When the marriage equality debate was going on, people seemed to be using the debate for their own political ends. There was all this noise and distraction about matters that had nothing to do with marriage equality. I wanted to make a contribution to the marriage equality debate.
I was just absolutely amazed. Love Wheels, this tiny little crochet contribution, it's taken on a life of its own.
I remember reading something that the Prime Minister, Malcolm Turnbull had said about his marriage, and I remember being really moved by what he said. I thought it would be great if somehow I could capture what Malcolm had said about his marriage to Lucy on the bike.
I just really adorned the bike with all things rainbow and love, and 'Yes' messaging. Then I just had this absolutely crazy idea, 'Why don't we tie it up outside Malcolm Turnbull's house?' I chained the bike up really quickly.
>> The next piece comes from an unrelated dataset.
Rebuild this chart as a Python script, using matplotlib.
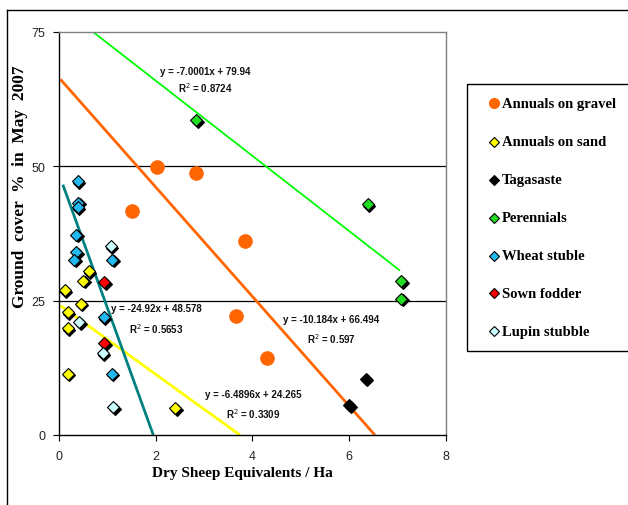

I'm going, 'I cannot believe I've actually done this.' I thought that's probably going to be the last time I see the bike.
The night that the bill went through Parliament, Malcolm posted on Facebook, 'About two months ago, a woman chained this amazing work of art to a street sign outside our house, a crocheted YES bike! We brought it inside to keep it safe. But we don't know who made it! Please let us know. Perhaps its home should be our National Museum or Gallery to commemorate this extraordinary day.'
And through sort of social media, we got in touch with each other. They both told me how much they loved the bike.
I'm so proud of the fact that it lives down there at the Museum now, and I'm loving that it has this life that keeps going and that has brought so much joy to people in ways that I just wasn't expecting it to.
I found that there's a whole world of people out there, that are using craft for political ends, and you know how powerful it can be.
My approach to changing the world would be through random acts of crochet kindness. The joy comes from the act of giving something to other people. Being able to give somebody a handcrafted gift is a way of really giving a part of yourself to that other person.